#### AIM OF THE TASK
Your task is to repeat the lines from the line with "Give me the Plotly source for this chart." to the line with "import plotly.graph_objects as go", both ends included, and nothing else. Pictures stay out of the copy.

::: DATASET CONTENT

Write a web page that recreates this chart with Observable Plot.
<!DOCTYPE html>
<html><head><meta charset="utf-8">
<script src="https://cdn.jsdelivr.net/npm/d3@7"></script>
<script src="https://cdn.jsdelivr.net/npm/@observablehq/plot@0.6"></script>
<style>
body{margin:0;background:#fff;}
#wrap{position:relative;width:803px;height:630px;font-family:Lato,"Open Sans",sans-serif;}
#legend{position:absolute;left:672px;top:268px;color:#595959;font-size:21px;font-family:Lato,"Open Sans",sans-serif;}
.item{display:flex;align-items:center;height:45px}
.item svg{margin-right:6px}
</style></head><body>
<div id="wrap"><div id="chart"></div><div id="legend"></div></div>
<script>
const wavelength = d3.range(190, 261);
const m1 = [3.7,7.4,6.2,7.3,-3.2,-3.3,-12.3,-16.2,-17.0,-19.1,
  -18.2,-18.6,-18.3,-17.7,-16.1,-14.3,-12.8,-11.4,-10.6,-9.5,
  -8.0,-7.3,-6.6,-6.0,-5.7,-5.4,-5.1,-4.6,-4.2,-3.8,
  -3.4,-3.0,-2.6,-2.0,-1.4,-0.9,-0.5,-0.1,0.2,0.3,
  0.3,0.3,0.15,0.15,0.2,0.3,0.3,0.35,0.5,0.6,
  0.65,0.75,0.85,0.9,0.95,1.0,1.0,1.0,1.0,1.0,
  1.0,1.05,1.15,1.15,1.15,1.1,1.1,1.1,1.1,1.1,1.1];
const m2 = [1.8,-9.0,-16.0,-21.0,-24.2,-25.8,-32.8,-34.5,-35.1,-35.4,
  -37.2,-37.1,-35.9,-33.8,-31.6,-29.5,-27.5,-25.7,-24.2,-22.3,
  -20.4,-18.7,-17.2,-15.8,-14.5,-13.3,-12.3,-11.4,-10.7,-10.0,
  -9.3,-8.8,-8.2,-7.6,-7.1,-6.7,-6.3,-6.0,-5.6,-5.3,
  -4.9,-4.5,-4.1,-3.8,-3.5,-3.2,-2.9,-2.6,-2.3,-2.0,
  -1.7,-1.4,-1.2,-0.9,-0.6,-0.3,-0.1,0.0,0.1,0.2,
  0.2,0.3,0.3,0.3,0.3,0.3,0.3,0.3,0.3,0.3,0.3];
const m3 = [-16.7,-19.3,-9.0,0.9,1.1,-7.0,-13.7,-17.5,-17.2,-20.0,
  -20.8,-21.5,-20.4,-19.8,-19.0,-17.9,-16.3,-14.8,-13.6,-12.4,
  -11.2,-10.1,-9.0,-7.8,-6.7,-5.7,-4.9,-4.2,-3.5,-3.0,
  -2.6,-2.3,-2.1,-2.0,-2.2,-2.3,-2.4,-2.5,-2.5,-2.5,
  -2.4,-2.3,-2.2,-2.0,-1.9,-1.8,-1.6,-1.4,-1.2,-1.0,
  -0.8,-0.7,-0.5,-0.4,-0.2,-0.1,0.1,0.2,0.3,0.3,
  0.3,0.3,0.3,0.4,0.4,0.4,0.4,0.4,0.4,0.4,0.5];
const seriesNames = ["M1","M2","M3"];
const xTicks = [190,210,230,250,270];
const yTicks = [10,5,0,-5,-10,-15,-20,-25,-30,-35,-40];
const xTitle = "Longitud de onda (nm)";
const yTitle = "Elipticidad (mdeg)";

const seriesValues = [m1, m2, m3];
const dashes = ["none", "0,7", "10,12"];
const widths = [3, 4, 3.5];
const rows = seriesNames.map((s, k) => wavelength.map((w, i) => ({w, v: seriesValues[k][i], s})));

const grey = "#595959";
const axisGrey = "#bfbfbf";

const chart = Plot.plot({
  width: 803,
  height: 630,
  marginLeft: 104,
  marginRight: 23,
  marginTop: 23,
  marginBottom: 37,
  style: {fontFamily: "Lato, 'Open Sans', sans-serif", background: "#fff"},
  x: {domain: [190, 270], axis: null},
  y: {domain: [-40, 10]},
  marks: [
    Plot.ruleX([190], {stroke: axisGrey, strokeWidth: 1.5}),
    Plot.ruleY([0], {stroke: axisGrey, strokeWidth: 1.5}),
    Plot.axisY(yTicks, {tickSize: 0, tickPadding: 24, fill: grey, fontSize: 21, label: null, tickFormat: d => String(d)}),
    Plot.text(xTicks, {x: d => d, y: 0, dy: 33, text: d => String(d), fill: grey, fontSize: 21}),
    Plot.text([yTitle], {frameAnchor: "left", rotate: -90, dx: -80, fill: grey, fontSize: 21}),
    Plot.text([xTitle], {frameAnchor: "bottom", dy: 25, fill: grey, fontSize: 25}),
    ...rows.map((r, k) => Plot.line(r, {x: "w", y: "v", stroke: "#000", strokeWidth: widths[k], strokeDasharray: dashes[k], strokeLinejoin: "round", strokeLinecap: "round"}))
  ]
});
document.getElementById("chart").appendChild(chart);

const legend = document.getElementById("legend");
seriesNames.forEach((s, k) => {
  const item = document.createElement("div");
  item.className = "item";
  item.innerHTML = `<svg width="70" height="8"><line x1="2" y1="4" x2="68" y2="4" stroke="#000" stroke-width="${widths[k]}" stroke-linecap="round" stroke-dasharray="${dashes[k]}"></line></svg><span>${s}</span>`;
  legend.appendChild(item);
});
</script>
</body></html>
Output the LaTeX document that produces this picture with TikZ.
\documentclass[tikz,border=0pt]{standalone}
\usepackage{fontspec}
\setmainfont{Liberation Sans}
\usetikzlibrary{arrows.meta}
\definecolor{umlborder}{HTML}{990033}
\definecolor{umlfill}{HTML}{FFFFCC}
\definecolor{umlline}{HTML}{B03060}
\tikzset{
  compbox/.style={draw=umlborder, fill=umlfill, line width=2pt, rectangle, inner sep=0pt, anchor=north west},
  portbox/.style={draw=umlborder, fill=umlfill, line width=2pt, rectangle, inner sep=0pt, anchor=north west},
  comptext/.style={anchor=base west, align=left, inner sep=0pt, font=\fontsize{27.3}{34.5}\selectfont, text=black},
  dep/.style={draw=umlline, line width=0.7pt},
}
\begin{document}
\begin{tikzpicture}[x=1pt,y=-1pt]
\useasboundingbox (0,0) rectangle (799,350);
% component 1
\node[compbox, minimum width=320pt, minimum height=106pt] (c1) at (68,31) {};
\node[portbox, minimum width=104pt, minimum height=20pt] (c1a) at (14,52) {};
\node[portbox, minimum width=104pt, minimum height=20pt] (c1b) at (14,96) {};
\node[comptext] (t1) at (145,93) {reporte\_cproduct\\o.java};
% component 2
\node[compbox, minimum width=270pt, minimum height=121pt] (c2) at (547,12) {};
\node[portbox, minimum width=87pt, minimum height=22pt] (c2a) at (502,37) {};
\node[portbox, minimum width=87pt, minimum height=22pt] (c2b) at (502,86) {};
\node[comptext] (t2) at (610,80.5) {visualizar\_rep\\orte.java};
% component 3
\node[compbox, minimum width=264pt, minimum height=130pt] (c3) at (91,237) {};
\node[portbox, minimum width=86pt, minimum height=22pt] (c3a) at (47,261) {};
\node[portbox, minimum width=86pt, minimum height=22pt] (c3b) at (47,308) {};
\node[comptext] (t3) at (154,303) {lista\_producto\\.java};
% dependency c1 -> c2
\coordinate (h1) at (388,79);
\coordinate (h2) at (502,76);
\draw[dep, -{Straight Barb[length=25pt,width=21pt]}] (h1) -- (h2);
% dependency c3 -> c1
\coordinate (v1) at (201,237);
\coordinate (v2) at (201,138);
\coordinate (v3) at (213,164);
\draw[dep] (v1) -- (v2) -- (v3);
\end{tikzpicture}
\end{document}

::::::
::: DATASET CONTENT

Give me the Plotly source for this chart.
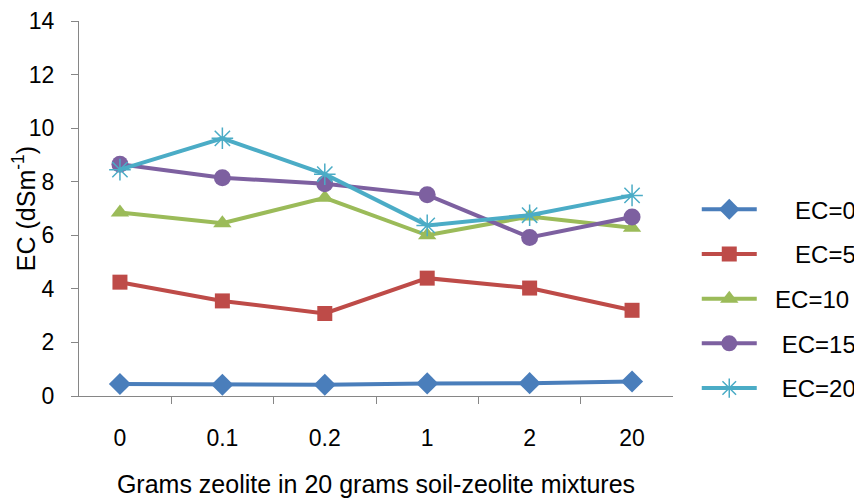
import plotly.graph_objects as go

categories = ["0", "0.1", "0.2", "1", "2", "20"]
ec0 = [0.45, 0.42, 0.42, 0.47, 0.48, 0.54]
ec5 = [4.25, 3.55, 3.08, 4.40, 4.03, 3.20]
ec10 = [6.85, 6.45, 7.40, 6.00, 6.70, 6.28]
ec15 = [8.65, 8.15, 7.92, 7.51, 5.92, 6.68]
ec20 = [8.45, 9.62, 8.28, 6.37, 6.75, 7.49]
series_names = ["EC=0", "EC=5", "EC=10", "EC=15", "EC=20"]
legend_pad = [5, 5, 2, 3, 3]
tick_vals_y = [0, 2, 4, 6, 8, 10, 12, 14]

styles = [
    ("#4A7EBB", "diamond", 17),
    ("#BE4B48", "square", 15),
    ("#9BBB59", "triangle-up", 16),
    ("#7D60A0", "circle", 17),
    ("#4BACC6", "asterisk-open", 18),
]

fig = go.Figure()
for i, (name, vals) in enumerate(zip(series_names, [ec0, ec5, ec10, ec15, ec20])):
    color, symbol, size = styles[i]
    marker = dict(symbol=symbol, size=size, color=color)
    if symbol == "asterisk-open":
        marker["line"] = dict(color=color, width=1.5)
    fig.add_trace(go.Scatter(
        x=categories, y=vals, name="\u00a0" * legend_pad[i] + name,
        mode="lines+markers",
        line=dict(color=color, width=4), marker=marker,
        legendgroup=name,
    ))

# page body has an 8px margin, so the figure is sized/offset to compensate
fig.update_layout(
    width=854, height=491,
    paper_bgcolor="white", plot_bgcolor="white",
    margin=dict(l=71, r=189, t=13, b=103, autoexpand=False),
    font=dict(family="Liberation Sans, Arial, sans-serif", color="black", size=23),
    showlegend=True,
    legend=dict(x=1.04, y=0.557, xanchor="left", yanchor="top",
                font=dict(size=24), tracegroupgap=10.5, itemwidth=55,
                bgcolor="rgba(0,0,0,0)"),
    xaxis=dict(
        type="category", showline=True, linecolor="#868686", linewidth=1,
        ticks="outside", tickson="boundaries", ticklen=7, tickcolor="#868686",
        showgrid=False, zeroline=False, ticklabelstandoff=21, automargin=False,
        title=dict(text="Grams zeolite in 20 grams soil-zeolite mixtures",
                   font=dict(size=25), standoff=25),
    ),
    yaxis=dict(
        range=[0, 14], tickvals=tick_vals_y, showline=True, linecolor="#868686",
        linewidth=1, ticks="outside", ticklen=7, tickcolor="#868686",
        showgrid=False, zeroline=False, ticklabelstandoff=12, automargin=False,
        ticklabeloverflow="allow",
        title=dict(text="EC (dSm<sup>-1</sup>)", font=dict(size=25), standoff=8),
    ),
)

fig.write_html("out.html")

::::::
::: DATASET CONTENT

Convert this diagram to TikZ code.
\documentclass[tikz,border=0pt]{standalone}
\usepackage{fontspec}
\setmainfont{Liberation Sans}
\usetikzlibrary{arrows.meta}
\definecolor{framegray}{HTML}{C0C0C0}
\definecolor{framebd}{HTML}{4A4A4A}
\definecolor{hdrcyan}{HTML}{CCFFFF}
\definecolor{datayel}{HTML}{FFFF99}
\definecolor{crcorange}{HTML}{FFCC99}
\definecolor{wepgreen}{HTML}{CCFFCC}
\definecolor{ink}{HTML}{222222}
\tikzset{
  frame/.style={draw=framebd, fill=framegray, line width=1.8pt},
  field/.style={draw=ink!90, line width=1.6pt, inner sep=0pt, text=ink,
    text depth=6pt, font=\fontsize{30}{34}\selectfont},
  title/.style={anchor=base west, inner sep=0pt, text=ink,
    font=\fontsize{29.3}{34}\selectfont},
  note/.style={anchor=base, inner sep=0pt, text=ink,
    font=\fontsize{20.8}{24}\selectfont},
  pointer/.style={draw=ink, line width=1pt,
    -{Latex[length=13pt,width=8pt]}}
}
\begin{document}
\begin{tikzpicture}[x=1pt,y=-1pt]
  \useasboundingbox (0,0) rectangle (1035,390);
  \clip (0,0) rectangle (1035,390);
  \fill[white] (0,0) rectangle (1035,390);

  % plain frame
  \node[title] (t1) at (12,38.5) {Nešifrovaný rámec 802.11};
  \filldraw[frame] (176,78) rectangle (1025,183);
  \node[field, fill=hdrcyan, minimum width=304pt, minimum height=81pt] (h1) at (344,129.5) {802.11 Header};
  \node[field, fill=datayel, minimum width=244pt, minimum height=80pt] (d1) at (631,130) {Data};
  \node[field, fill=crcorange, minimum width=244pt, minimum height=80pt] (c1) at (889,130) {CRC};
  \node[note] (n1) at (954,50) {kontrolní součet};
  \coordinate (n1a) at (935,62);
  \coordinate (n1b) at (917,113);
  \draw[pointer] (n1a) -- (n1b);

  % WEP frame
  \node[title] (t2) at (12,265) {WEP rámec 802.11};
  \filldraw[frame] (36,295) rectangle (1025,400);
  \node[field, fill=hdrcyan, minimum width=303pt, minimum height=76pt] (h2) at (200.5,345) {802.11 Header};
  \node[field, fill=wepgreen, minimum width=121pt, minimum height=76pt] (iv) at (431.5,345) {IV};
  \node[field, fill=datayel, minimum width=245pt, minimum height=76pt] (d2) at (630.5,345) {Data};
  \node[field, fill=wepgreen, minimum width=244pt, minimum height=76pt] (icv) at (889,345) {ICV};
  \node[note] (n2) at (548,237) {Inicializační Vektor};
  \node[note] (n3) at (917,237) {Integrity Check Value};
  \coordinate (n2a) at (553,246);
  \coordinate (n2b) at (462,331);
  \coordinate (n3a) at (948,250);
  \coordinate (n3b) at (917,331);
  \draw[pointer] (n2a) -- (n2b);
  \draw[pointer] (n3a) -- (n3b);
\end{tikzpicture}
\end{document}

::::::

#### FINISHED EXERCISE
Give me the Plotly source for this chart.
import plotly.graph_objects as go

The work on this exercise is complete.